Expert Update | Legal: Implementing planning permission

IBB Solicitors
Bill Bidder is a property law specialist and Head of the Real Estate practice at IBB Solicitors

Bill Bidder, a Partner and Head of IBB Solicitor’s Real Estate Practice explains how to implement planning permission.

A planning permission has a time limit, so you must begin development within a fixed period from the date of the permission: in effect, ‘use it or lose it’.

What counts as ‘beginning development’?
Under Section 56 of the Town and Country Planning Act 1990 (“Planning Act”), a development is “taken to have begun on the earliest date on which any material operation comprised in the development begins to be carried out”.

What constitutes a ‘material operation’ is detailed further in the Planning Act at Section 56(4) – this is widely drafted and includes any construction or demolition works, digging trenches for foundations, laying underground mains or pipes, any operation in the course of laying out or constructing a road, and any material change of use in the land.

So I can just dig some trenches?
If your planning permission is about to expire, you would not be able to simply go onto the site, carry out some minor works and claim that you had begun development. In order for implementation under Section 56 of the Planning Act to be valid, you must also have satisfied all of the pre-commencement conditions in the planning permission.

You should keep a written record of the satisfaction of these conditions – any purchaser or funder would want confirmation that the planning permission was carried out lawfully, within the time limits and having satisfied all the relevant conditions.

Does this also trigger planning obligations?
If there is a Section 106 Agreement, then this is likely to have a different definition of what counts as ‘commencing development’, as this is usually a trigger for planning obligations (such as payment of financial contributions). There is also likely to be an obligation to inform the local planning authority before you start works on site.

What counts as ‘commencement’ under a planning agreement is not laid down by statute but will be subject to negotiation and the requirements of the local planning authority. It will usually refer to the Planning Act but exclude preliminary operations such as demolition, site clearance and construction access.

What about CIL?
The Community Infrastructure Levy Regulations 2010 have the same definition as the Planning Act as to what counts as beginning a development (where the planning permission is new and not a renewal).

Before starting a development subject to CIL you must submit a Commencement Notice (which must be in the prescribed form) to the relevant local authority. Under Regulation 67 this must be submitted no later than the day before you begin development. If you do not serve a Commencement Notice or do not serve one in time, then:
• the local authority will decide the date on which it deems development to have started;
• you will be required to pay a surcharge for invalid commencement of up to £2,500; and
• most importantly, you will lose any CIL exemptions.

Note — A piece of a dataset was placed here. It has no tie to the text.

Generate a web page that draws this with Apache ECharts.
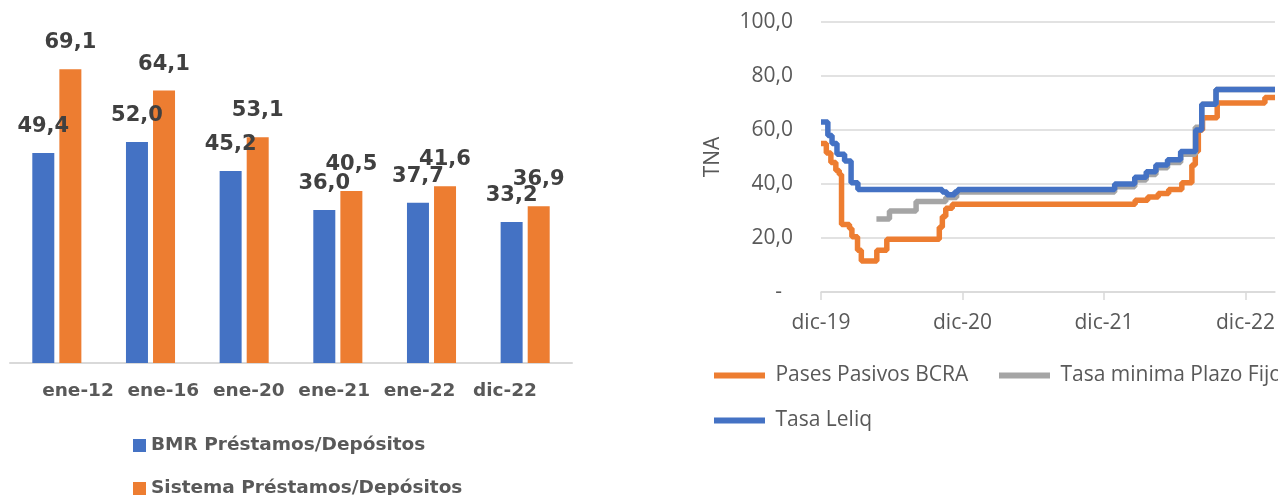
<!DOCTYPE html>
<html>
<head>
<meta charset="utf-8">
<script src="https://cdn.jsdelivr.net/npm/echarts@6.0.0/dist/echarts.min.js"></script>
<style>
    html, body { margin: 0; padding: 0; background: #fff; }
    #main { width: 1278px; height: 495px; }
</style>
</head>
<body>
<div id="main"></div>
<script>
// barras: préstamos / depósitos
var categorias = ['ene-12', 'ene-16', 'ene-20', 'ene-21', 'ene-22', 'dic-22'];
var bmrPrestDep = [49.4, 52.0, 45.2, 36.0, 37.7, 33.2];
var sistemaPrestDep = [69.1, 64.1, 53.1, 40.5, 41.6, 36.9];

// tasas (escalones), fecha de cada cambio y valor TNA
var pasesFechas = ['2019-12-01', '2019-12-15', '2019-12-27', '2020-01-09', '2020-01-18', '2020-01-24',
    '2020-02-13', '2020-02-19', '2020-03-04', '2020-03-14', '2020-04-23', '2020-05-19',
    '2020-10-02', '2020-10-10', '2020-10-19', '2020-11-05', '2022-02-19', '2022-03-23',
    '2022-04-19', '2022-05-16', '2022-06-19', '2022-07-15', '2022-07-24', '2022-08-01',
    '2022-08-12', '2022-09-19', '2023-01-21', '2023-02-15'];
var pasesTasas = [55, 51.5, 48, 45, 43.5, 25, 23.5, 20.5, 15.5, 11.5, 15.5, 19.5,
    24, 28, 31, 32.5, 34, 35.2, 36.5, 38, 40.5, 47, 52, 60, 64.5, 70, 72, 72];

var plazoFijoFechas = ['2020-04-22', '2020-05-26', '2020-08-03', '2020-10-19', '2020-11-16',
    '2021-12-29', '2022-02-18', '2022-03-19', '2022-04-13', '2022-05-13', '2022-06-16',
    '2022-07-24', '2022-08-10', '2022-09-16', '2023-02-15'];
var plazoFijoTasas = [27, 30, 33.5, 35, 37, 39, 41.5, 43.5, 46, 48, 51, 61, 69.5, 75, 75];

var leliqFechas = ['2019-12-01', '2019-12-19', '2019-12-30', '2020-01-12', '2020-02-01', '2020-02-17',
    '2020-03-05', '2020-10-10', '2020-10-22', '2020-11-11', '2020-11-19', '2021-12-29',
    '2022-02-18', '2022-03-19', '2022-04-13', '2022-05-13', '2022-06-16', '2022-07-25',
    '2022-08-10', '2022-09-16', '2023-02-15'];
var leliqTasas = [63, 58, 55, 51, 48.5, 40.5, 38, 37, 36, 37, 38, 40,
    42.5, 44.5, 47, 49, 52, 60, 69.5, 75, 75];

var ticksEje = [0, 12, 24, 36];
var etiquetasEje = ['dic-19', 'dic-20', 'dic-21', 'dic-22'];

// meses desde dic-19 (para el eje)
function mesDesdeDic19(fecha) {
    var p = fecha.split('-');
    var anio = +p[0], mes = +p[1], dia = +p[2];
    var diasMes = new Date(anio, mes, 0).getDate();
    return (anio - 2019) * 12 + (mes - 12) + (dia - 1) / diasMes;
}
function armarSerie(fechas, valores) {
    return fechas.map(function (f, i) { return [mesDesdeDic19(f), valores[i]]; });
}
function coma(v) { return v.toFixed(1).replace('.', ','); }

var fuenteBarras = "'DejaVu Sans', sans-serif";
var fuenteLineas = "'Open Sans', 'Noto Sans', sans-serif";

var leyendaLinea = {
    icon: 'rect', itemWidth: 51, itemHeight: 6, width: 500, padding: 0, formatter: ' {name}',
    textStyle: {fontFamily: fuenteLineas, fontSize: 21, color: '#595959'}
};

var myChart = echarts.init(document.getElementById('main'));

var option = {
    animation: false,
    grid: [
        {left: 10, top: 23, width: 562, height: 340},
        {left: 35.3, top: 23, width: 512.4, height: 340},
        {left: 821, top: 22, right: 0, height: 270}
    ],
    legend: [
        {
            data: ['BMR Préstamos/Depósitos', 'Sistema Préstamos/Depósitos'],
            orient: 'vertical', left: 133, top: 436, height: 100, itemGap: 24, padding: 0,
            itemWidth: 13, itemHeight: 13, icon: 'rect',
            textStyle: {fontFamily: fuenteBarras, fontWeight: 'bold', fontSize: 18.5, color: '#595959'}
        },
        Object.assign({data: ['Pases Pasivos BCRA'], left: 714, top: 365}, leyendaLinea),
        Object.assign({data: ['Tasa minima Plazo Fijo'], left: 999, top: 365}, leyendaLinea),
        Object.assign({data: ['Tasa Leliq'], left: 714, top: 410}, leyendaLinea)
    ],
    xAxis: [
        {
            type: 'category', gridIndex: 0, data: categorias,
            axisLine: {lineStyle: {color: '#D9D9D9', width: 2}},
            axisTick: {show: false}, axisLabel: {show: false}
        },
        {
            // solo las etiquetas de categoría
            type: 'category', gridIndex: 1, data: categorias,
            axisLine: {show: false}, axisTick: {show: false},
            axisLabel: {interval: 0, margin: 19, fontFamily: fuenteBarras, fontWeight: 'bold', fontSize: 18.5, color: '#595959'}
        },
        {
            type: 'value', gridIndex: 2, min: 0, max: 38.5, interval: 12,
            splitLine: {show: false},
            axisLine: {lineStyle: {color: '#D9D9D9', width: 1.5}},
            axisTick: {show: true, length: 8, customValues: ticksEje, lineStyle: {color: '#D9D9D9', width: 1.5}},
            axisLabel: {
                customValues: ticksEje, margin: 21,
                fontFamily: fuenteLineas, fontSize: 21, color: '#595959',
                formatter: function (v) {
                    var i = ticksEje.indexOf(Math.round(v));
                    return i >= 0 ? etiquetasEje[i] : '';
                }
            }
        }
    ],
    yAxis: [
        {type: 'value', gridIndex: 0, min: 0, max: 80, show: false},
        {type: 'value', gridIndex: 1, min: 0, max: 80, show: false},
        {
            type: 'value', gridIndex: 2, min: 0, max: 100, interval: 20,
            name: 'TNA', nameLocation: 'middle', nameGap: 97,
            nameTextStyle: {fontFamily: fuenteLineas, fontSize: 21, color: '#595959'},
            axisLine: {show: false}, axisTick: {show: false},
            splitLine: {lineStyle: {color: '#D9D9D9', width: 1.5}},
            axisLabel: {
                margin: 28, fontFamily: fuenteLineas, fontSize: 21, color: '#595959',
                formatter: function (v) { return v === 0 ? '-  ' : coma(v); }
            }
        }
    ],
    series: [
        {
            name: 'BMR Préstamos/Depósitos', type: 'bar', xAxisIndex: 0, yAxisIndex: 0,
            data: bmrPrestDep, barWidth: 22, barGap: '23%',
            itemStyle: {color: '#4472C4'},
            label: {
                show: true, position: 'top', distance: 16,
                fontFamily: fuenteBarras, fontWeight: 'bold', fontSize: 21, color: '#404040',
                formatter: function (p) { return coma(p.value); }
            }
        },
        {
            name: 'Sistema Préstamos/Depósitos', type: 'bar', xAxisIndex: 0, yAxisIndex: 0,
            data: sistemaPrestDep, barWidth: 22, barGap: '23%',
            itemStyle: {color: '#ED7D31'},
            label: {
                show: true, position: 'top', distance: 16,
                fontFamily: fuenteBarras, fontWeight: 'bold', fontSize: 21, color: '#404040',
                formatter: function (p) { return coma(p.value); }
            }
        },
        {
            name: 'Pases Pasivos BCRA', type: 'line', xAxisIndex: 2, yAxisIndex: 2,
            step: 'end', symbol: 'none', data: armarSerie(pasesFechas, pasesTasas),
            itemStyle: {color: '#ED7D31'}, lineStyle: {color: '#ED7D31', width: 5.5}
        },
        {
            name: 'Tasa minima Plazo Fijo', type: 'line', xAxisIndex: 2, yAxisIndex: 2,
            step: 'end', symbol: 'none', data: armarSerie(plazoFijoFechas, plazoFijoTasas),
            itemStyle: {color: '#A5A5A5'}, lineStyle: {color: '#A5A5A5', width: 5.5}
        },
        {
            name: 'Tasa Leliq', type: 'line', xAxisIndex: 2, yAxisIndex: 2,
            step: 'end', symbol: 'none', data: armarSerie(leliqFechas, leliqTasas),
            itemStyle: {color: '#4472C4'}, lineStyle: {color: '#4472C4', width: 5.5}
        }
    ]
};

myChart.setOption(option);
</script>
</body>
</html>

The latter could prove to be expensive – there have been a number of recent cases where self-builders have lost their CIL exemptions due to a failure to serve a valid Commencement Notice in the prescribed form, despite informing the local authority of the intent to start building.

Tick all the boxes
In summary, make sure that you:
• know the deadline for implementing the planning permission;
• comply with all the pre-commencement conditions before doing anything on site;
• notify the local authority in accordance with any planning agreement; and
• if CIL is payable, serve a Commencement Notice in time and in the proper form.